═══ Given information

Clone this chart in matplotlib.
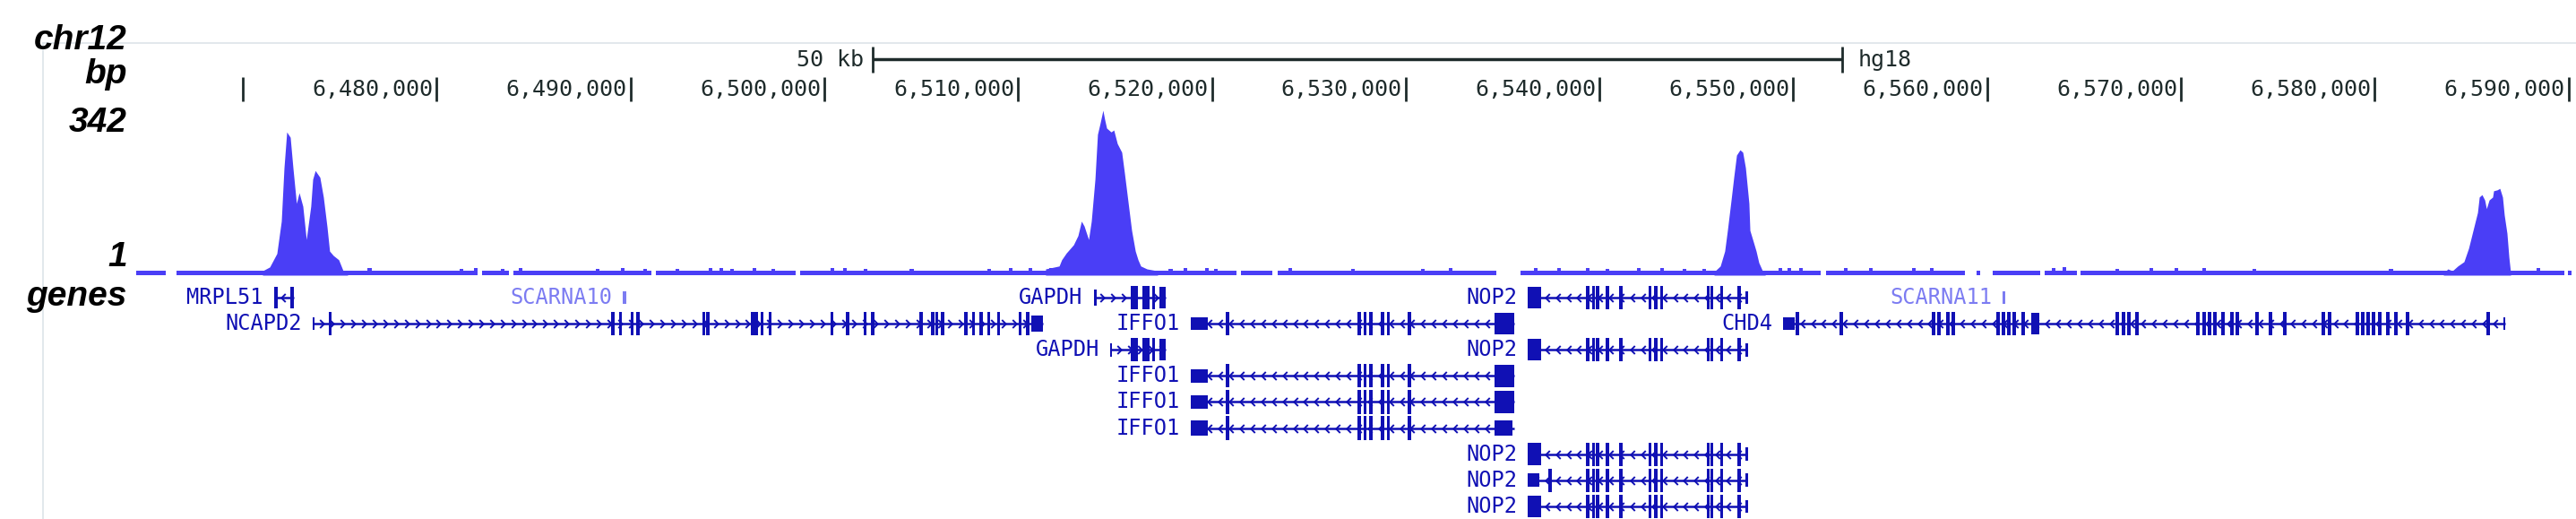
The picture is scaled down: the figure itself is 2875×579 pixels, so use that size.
# UCSC-style browser view: ChIP coverage over chr12 plus RefSeq genes

import numpy as np
import matplotlib.pyplot as plt
from matplotlib.lines import Line2D
from matplotlib.path import Path
from matplotlib.transforms import offset_copy

W, H = 2875, 579
COV = '#4a3ef6'
GENE = '#1010b4'
LIGHT = '#7c7cf2'
INK = '#1e2b2b'

# view window (kb)
view_start, view_end = 6464.41, 6590.15

# ruler
tick_pos = [6470, 6480, 6490, 6500, 6510, 6520, 6530, 6540, 6550, 6560, 6570, 6580, 6590]
tick_labels = ['', '6,480,000', '6,490,000', '6,500,000', '6,510,000', '6,520,000',
               '6,530,000', '6,540,000', '6,550,000', '6,560,000', '6,570,000',
               '6,580,000', '6,590,000']
scalebar = (6502.5, 6552.5)

# coverage track (max 342)
ymax = 342
base_level = 10
covered = [(6464.50, 6466.02), (6466.58, 6482.11), (6482.34, 6483.73), (6483.96, 6491.08),
           (6491.31, 6498.52), (6498.75, 6521.27), (6521.50, 6523.12), (6523.40, 6534.68),
           (6535.92, 6551.41), (6551.69, 6558.86), (6559.46, 6559.64), (6560.29, 6562.74),
           (6562.97, 6564.63), (6564.82, 6589.78), (6589.97, 6590.15)]
bump_pos = [6476.56, 6481.28, 6482.02, 6483.41, 6484.33, 6488.31, 6489.60, 6490.76, 6492.42,
            6494.13, 6494.69, 6495.24, 6496.40, 6497.37, 6500.42, 6501.07, 6502.13, 6504.53,
            6508.51, 6509.62, 6510.64, 6511.70, 6517.89, 6518.63, 6519.74, 6520.21, 6524.04,
            6527.28, 6530.89, 6532.32, 6536.71, 6537.91, 6539.39, 6540.41, 6542.03, 6543.23,
            6544.38, 6545.40, 6549.33, 6549.79, 6550.39, 6552.71, 6554.00, 6556.22, 6557.14,
            6563.43, 6563.99, 6566.71, 6568.47, 6569.76, 6571.20, 6573.79, 6580.82, 6588.44]
bump_val = [14, 13, 14, 13, 15, 13, 14, 13, 13, 15, 14, 13, 14, 13, 14, 15, 13, 13,
            13, 14, 15, 15, 13, 14, 14, 13, 15, 13, 13, 14, 15, 15, 14, 13, 14, 15,
            13, 13, 15, 14, 15, 14, 15, 14, 14, 15, 16, 13, 14, 14, 15, 13, 13, 14]

peak1_x = [6471.02, 6471.39, 6471.76, 6471.99, 6472.13, 6472.27, 6472.45, 6472.59, 6472.77,
           6472.91, 6473.10, 6473.28, 6473.51, 6473.61, 6473.74, 6473.98, 6474.16, 6474.35,
           6474.48, 6474.67, 6474.95, 6475.18, 6475.41]
peak1_y = [9, 17, 45, 112, 223, 297, 286, 223, 149, 171, 143, 74, 143, 199, 217, 203, 162,
           100, 50, 41, 32, 9, 7]
peak2_x = [6511.42, 6512.12, 6512.25, 6512.49, 6512.86, 6513.09, 6513.27, 6513.41, 6513.64,
           6513.78, 6513.97, 6514.10, 6514.24, 6514.38, 6514.47, 6514.57, 6514.80, 6514.94,
           6515.12, 6515.35, 6515.49, 6515.63, 6515.86, 6516.05, 6516.19, 6516.33, 6516.65,
           6517.20]
peak2_y = [13, 19, 32, 46, 63, 82, 112, 102, 74, 112, 199, 292, 316, 342, 323, 305, 297,
           301, 273, 255, 212, 167, 93, 50, 32, 19, 13, 9]
peak3_x = [6545.91, 6546.23, 6546.46, 6546.60, 6546.79, 6546.93, 6547.07, 6547.25, 6547.39,
           6547.53, 6547.71, 6547.76, 6547.94, 6548.08, 6548.22, 6548.41, 6548.55]
peak3_y = [7, 19, 50, 93, 156, 204, 249, 260, 255, 223, 149, 93, 69, 50, 26, 9, 6]
peak4_x = [6583.54, 6583.77, 6584.00, 6584.28, 6584.60, 6584.84, 6585.07, 6585.30, 6585.39,
           6585.53, 6585.67, 6585.76, 6585.90, 6586.08, 6586.13, 6586.32, 6586.45, 6586.59,
           6586.68, 6586.82, 6586.92, 6587.01]
peak4_y = [4, 13, 9, 19, 28, 56, 93, 130, 162, 167, 156, 138, 156, 162, 175, 177, 180, 162,
           125, 87, 37, 4]

# genes (kb); exons are narrow, blocks are (start, end, half height)
NCAPD2_exons = [6474.5, 6489.1, 6489.5, 6490.1, 6490.4, 6493.8, 6494.0, 6496.3, 6496.5,
                6496.8, 6497.2, 6500.4, 6501.2, 6502.1, 6502.5, 6505.0, 6505.6, 6505.8,
                6506.1, 6507.3, 6507.7, 6508.1, 6508.5, 6509.0, 6510.1, 6510.5]
GAPDH_exons = [6515.9, 6516.1, 6516.5, 6516.7, 6517.0]
IFFO1_exons = [6520.8, 6527.6, 6527.9, 6528.2, 6528.8, 6529.1, 6530.2]
NOP2_exons = [6539.4, 6539.7, 6539.9, 6540.4, 6541.1, 6542.6, 6542.9, 6543.2, 6545.6,
              6545.8, 6546.3, 6547.2]
CHD4_exons = [6550.21, 6552.47, 6557.24, 6557.51, 6557.98, 6558.25, 6560.57, 6560.84,
              6561.12, 6561.40, 6561.86, 6566.71, 6567.04, 6567.31, 6567.73, 6570.87,
              6571.20, 6571.48, 6571.75, 6572.17, 6572.63, 6572.91, 6573.93, 6574.62,
              6575.36, 6577.35, 6577.67, 6579.10, 6579.38, 6579.66, 6579.94, 6580.26,
              6580.68, 6581.09, 6581.69, 6585.85]

transcripts = [
    # name, row, start, end, strand, exons, blocks, colour
    ('MRPL51', 0, 6471.62, 6472.64, '-', [], [(6471.62, 6471.82, .42), (6472.44, 6472.64, .42)], GENE),
    ('SCARNA10', 0, 6489.60, 6489.78, None, [], [(6489.60, 6489.78, .25)], LIGHT),
    ('GAPDH', 0, 6513.9, 6517.6, '+', GAPDH_exons, [(6513.9, 6514.05, .3), (6517.3, 6517.6, .42)], GENE),
    ('NOP2', 0, 6536.3, 6547.6, '-', NOP2_exons, [(6536.3, 6537.0, .42), (6547.55, 6547.67, .25)], GENE),
    ('SCARNA11', 0, 6560.80, 6560.92, None, [], [(6560.80, 6560.92, .25)], LIGHT),
    ('NCAPD2', 1, 6473.6, 6511.3, '+', NCAPD2_exons, [(6473.6, 6473.7, .25), (6510.7, 6511.3, .3)], GENE),
    ('IFFO1', 1, 6518.9, 6535.6, '-', IFFO1_exons, [(6518.9, 6519.8, .25), (6534.6, 6535.6, .42)], GENE),
    ('CHD4', 1, 6549.47, 6586.73, '-', CHD4_exons, [(6549.47, 6550.07, .25), (6562.27, 6562.69, .42), (6586.63, 6586.75, .25)], GENE),
    ('GAPDH', 2, 6514.75, 6517.6, '+', GAPDH_exons, [(6514.75, 6514.85, .25), (6517.3, 6517.6, .42)], GENE),
    ('NOP2', 2, 6536.3, 6547.6, '-', NOP2_exons, [(6536.3, 6537.0, .42), (6547.55, 6547.67, .25)], GENE),
    ('IFFO1', 3, 6518.9, 6535.6, '-', IFFO1_exons, [(6518.9, 6519.8, .25), (6534.6, 6535.6, .42)], GENE),
    ('IFFO1', 4, 6518.9, 6535.6, '-', IFFO1_exons, [(6518.9, 6519.8, .25), (6534.6, 6535.6, .42)], GENE),
    ('IFFO1', 5, 6518.9, 6535.6, '-', IFFO1_exons, [(6518.9, 6519.8, .28), (6534.6, 6535.5, .28)], GENE),
    ('NOP2', 6, 6536.3, 6547.6, '-', NOP2_exons, [(6536.3, 6537.0, .42), (6547.55, 6547.67, .25)], GENE),
    ('NOP2', 7, 6536.3, 6547.6, '-', [6537.45] + NOP2_exons, [(6536.3, 6536.9, .25), (6547.55, 6547.67, .25)], GENE),
    ('NOP2', 8, 6536.3, 6547.6, '-', NOP2_exons, [(6536.3, 6537.0, .42), (6547.55, 6547.67, .25)], GENE),
]

left_labels = [('chr12', 55), ('bp', 93), ('342', 147), ('1', 297), ('genes', 341)]

# ---------------------------------------------------------------------------
fig = plt.figure(figsize=(W / 100, H / 100), dpi=100)
fig.patch.set_facecolor('white')


def band(top_px, bottom_px):
    ax = fig.add_axes([150 / W, 1 - bottom_px / H, 2720 / W, (bottom_px - top_px) / H])
    ax.set_xlim(view_start, view_end)
    ax.axis('off')
    return ax


ax_top = band(0, 120)
ax_top.set_ylim(120, 0)
ax_cov = band(123, 307)
ax_cov.set_ylim(0, ymax)
ax_gen = band(317.5, 579)
ax_gen.set_ylim(8.486, -0.5)

# frame lines
fig.add_artist(Line2D([48 / W, 1], [1 - 48 / H] * 2, transform=fig.transFigure, color='#dfe6ea', lw=1.3))
fig.add_artist(Line2D([48 / W] * 2, [1 - 48 / H, 0], transform=fig.transFigure, color='#dfe6ea', lw=1.3))

# left labels
for txt, yb in left_labels:
    fig.text(142 / W, 1 - yb / H, txt, ha='right', va='baseline', fontsize=28,
             fontweight='bold', fontstyle='italic', family='Liberation Sans', color='black')

# scale bar
mono = dict(family='DejaVu Sans Mono', fontsize=18, color=INK)
ax_top.hlines(66, scalebar[0], scalebar[1], color=INK, lw=2.5)
ax_top.vlines(scalebar, 52, 81, color=INK, lw=2)
ax_top.text(scalebar[0], 67, '50 kb', ha='right', va='center',
            transform=offset_copy(ax_top.transData, fig=fig, x=-10, units='dots'), **mono)
ax_top.text(scalebar[1], 67, 'hg18', ha='left', va='center',
            transform=offset_copy(ax_top.transData, fig=fig, x=18, units='dots'), **mono)

# ruler ticks
lab_tr = offset_copy(ax_top.transData, fig=fig, x=-4, units='dots')
for pos, lab in zip(tick_pos, tick_labels):
    ax_top.vlines(pos, 86, 113, color=INK, lw=2)
    if lab:
        ax_top.text(pos, 100, lab, ha='right', va='center', transform=lab_tr, **mono)

# coverage
for s, e in covered:
    ax_cov.fill_between([s, e], 0, base_level, color=COV, lw=0)
ax_cov.bar(bump_pos, bump_val, width=0.22, color=COV, lw=0)
for px, py in [(peak1_x, peak1_y), (peak2_x, peak2_y), (peak3_x, peak3_y), (peak4_x, peak4_y)]:
    ax_cov.fill_between(px, 0, py, color=COV, lw=0)

# genes
chev_left = Path([(0.5, 1), (-0.5, 0), (0.5, -1)], [Path.MOVETO, Path.LINETO, Path.LINETO])
chev_right = Path([(-0.5, 1), (0.5, 0), (-0.5, -1)], [Path.MOVETO, Path.LINETO, Path.LINETO])
name_tr = offset_copy(ax_gen.transData, fig=fig, x=-12, units='dots')

for name, row, start, end, strand, exons, blocks, col in transcripts:
    if strand is not None:
        ax_gen.hlines(row, start, end, color=col, lw=1.8)
        marks = np.arange(start + 0.45, end - 0.2, 0.55)
        ax_gen.plot(marks, [row] * len(marks), ls='none', color=col, mfc='none', mew=1.4,
                    marker=chev_left if strand == '-' else chev_right, ms=6.5)
    for x in exons:
        ax_gen.add_patch(plt.Rectangle((x - 0.08, row - 0.45), 0.16, 0.9, color=col, lw=0))
    for b0, b1, hh in blocks:
        ax_gen.add_patch(plt.Rectangle((b0, row - hh), b1 - b0, 2 * hh, color=col, lw=0))
    ax_gen.text(start, row, name, ha='right', va='center', transform=name_tr,
                family='DejaVu Sans Mono', fontsize=17, color=col)

fig.savefig('out.png', dpi=100, facecolor='white')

══════

Please take the lines from the beginning of the data above through the line holding "scalebar = (6502.5, 6552.5)" and transcribe them exactly, without any pictures.

**Exercise response:**
Clone this chart in matplotlib.
The picture is scaled down: the figure itself is 2875×579 pixels, so use that size.
# UCSC-style browser view: ChIP coverage over chr12 plus RefSeq genes

import numpy as np
import matplotlib.pyplot as plt
from matplotlib.lines import Line2D
from matplotlib.path import Path
from matplotlib.transforms import offset_copy

W, H = 2875, 579
COV = '#4a3ef6'
GENE = '#1010b4'
LIGHT = '#7c7cf2'
INK = '#1e2b2b'

# view window (kb)
view_start, view_end = 6464.41, 6590.15

# ruler
tick_pos = [6470, 6480, 6490, 6500, 6510, 6520, 6530, 6540, 6550, 6560, 6570, 6580, 6590]
tick_labels = ['', '6,480,000', '6,490,000', '6,500,000', '6,510,000', '6,520,000',
               '6,530,000', '6,540,000', '6,550,000', '6,560,000', '6,570,000',
               '6,580,000', '6,590,000']
scalebar = (6502.5, 6552.5)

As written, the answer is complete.